When I realized I could potentially have five mornings a week with just Dinah to care for – three of those mornings being for almost a four hour chunk of time – I felt a huge amount of relief and excitement. Then I felt guilt for having those feelings. I should feel sad about missing out on time spent with my son during this sweet stage when he’s so young and I could actually have him home to spend time with. But here’s the thing: it isn’t sweet anymore. It’s frustrating and exhausting. I love my son dearly, but our relationship has really been struggling as I find myself metaphorically beating my head against a wall trying to work through all these behaviors and challenges with him. We’re not doing a lot of the sweet things I would like to be doing with him (arts and crafts, building block towers and train tracks, reading stories, etc) because what those activities actually turn into is me repeatedly telling him to “stop eating glue and crayons, take the scissors out of your mouth, don’t throw the blocks, stop jumping off the couch you’re going to land on your baby sister and hurt her, do you need to go potty?
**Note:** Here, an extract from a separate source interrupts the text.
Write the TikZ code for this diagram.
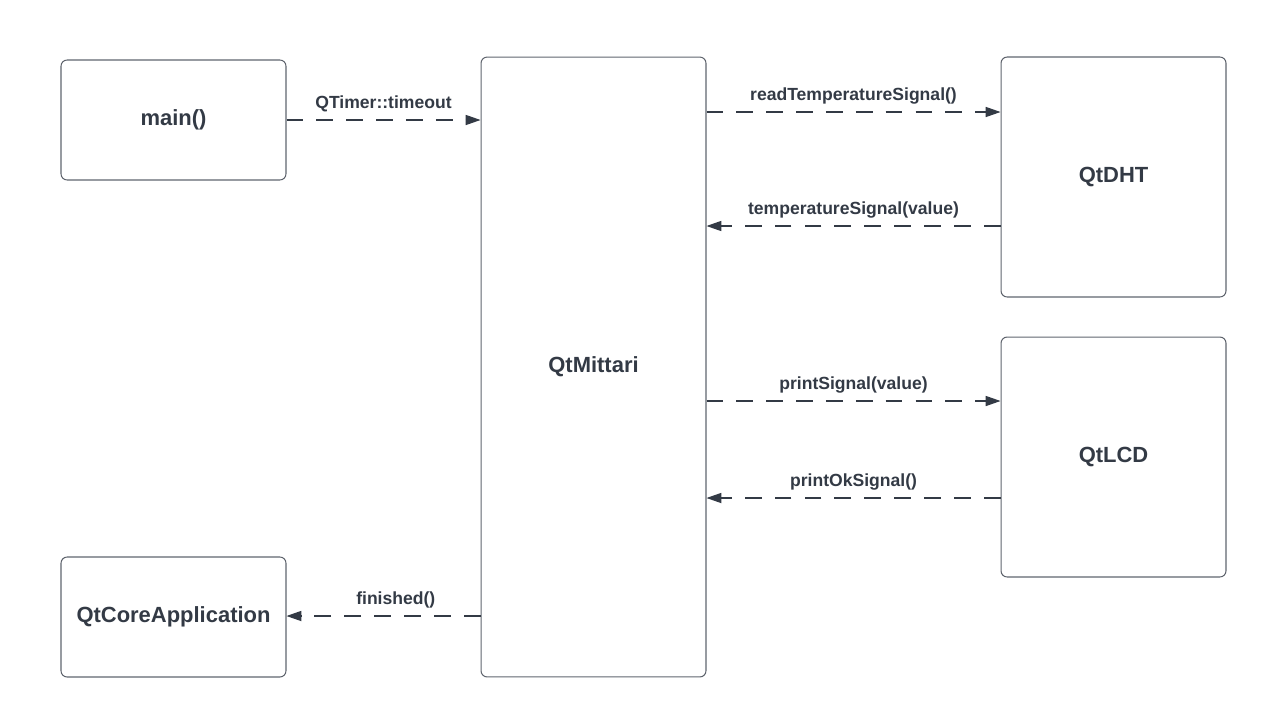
\documentclass[tikz,border=0pt]{standalone}
\usepackage{fontspec}
\setmainfont{Liberation Sans}
\usetikzlibrary{arrows.meta}
\definecolor{inkgray}{HTML}{333A45}
\definecolor{edgegray}{HTML}{60656E}

\begin{document}
\begin{tikzpicture}[
    x=0.02cm, y=-0.02cm,
    >={Triangle[length=8.5pt,width=5.8pt]},
    font=\bfseries,
    line cap=butt,
    block/.style={draw=edgegray, line width=0.6pt, rounded corners=3.5pt,
        minimum width=4.5cm, text=inkgray, font=\fontsize{12.5}{15}\selectfont\bfseries},
    signal/.style={->, draw=inkgray, line width=0.6pt, dash pattern=on 9.5pt off 7.5pt},
    siglabel/.style={midway, anchor=base, yshift=6.8pt, text=inkgray,
        font=\fontsize{10}{12}\selectfont\bfseries}
]

% --- Canvas ---
\useasboundingbox (0,0) rectangle (1266,717);

% --- Blocks ---
\node[block, minimum height=2.4cm]  (main)   at (173.5,120) {main()};
\node[block, minimum height=2.4cm]  (core)   at (173.5,617) {QtCoreApplication};
\node[block, minimum height=12.4cm] (mittari) at (593.5,367) {QtMittari};
\node[block, minimum height=4.8cm]  (dht)    at (1113.5,177) {QtDHT};
\node[block, minimum height=4.8cm]  (lcd)    at (1113.5,457) {QtLCD};

% --- Signals ---
\draw[signal] (main.east) -- (main.east -| mittari.west)
    node[siglabel] {QTimer::timeout};

\draw[signal] (mittari.east |- 0,112) -- (dht.west |- 0,112)
    node[siglabel] {readTemperatureSignal()};
\draw[signal] (dht.west |- 0,226) -- (mittari.east |- 0,226)
    node[siglabel] {temperatureSignal(value)};

\draw[signal] (mittari.east |- 0,401) -- (lcd.west |- 0,401)
    node[siglabel] {printSignal(value)};
\draw[signal] (lcd.west |- 0,498) -- (mittari.east |- 0,498)
    node[siglabel] {printOkSignal()};

\draw[signal] (mittari.west |- 0,616) -- (core.east |- 0,616)
    node[siglabel, xshift=7pt] {finished()};

\end{tikzpicture}
\end{document}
Go use the potty before you have another accident.” Ad nauseum. Plus the repetitive scripting mentioned above. It. Is. Exhausting. We never actually get to the fun stuff because I spend all my time and energy trying to rein in his destructive and potentially harmful behaviors. And I just can’t keep doing it all day, every day, by myself with no break. A couple weeks ago I hit a breaking point. I felt completely overwhelmed, I was utterly exhausted from waking up all night with Dinah, and I felt like I just wanted to cry all the time from the sheer weight of it all and never getting a break. So yes. I feel relief at the idea of Alden going to this preschool. Not only for the time apart we will get (which I think will actually help our relationship, and help me to be a better mom to him) but also for the help I know he’ll be getting while he’s there. The help he really needs that I just can’t give him on my own. And in this season of giving thanks, I am very thankful for that.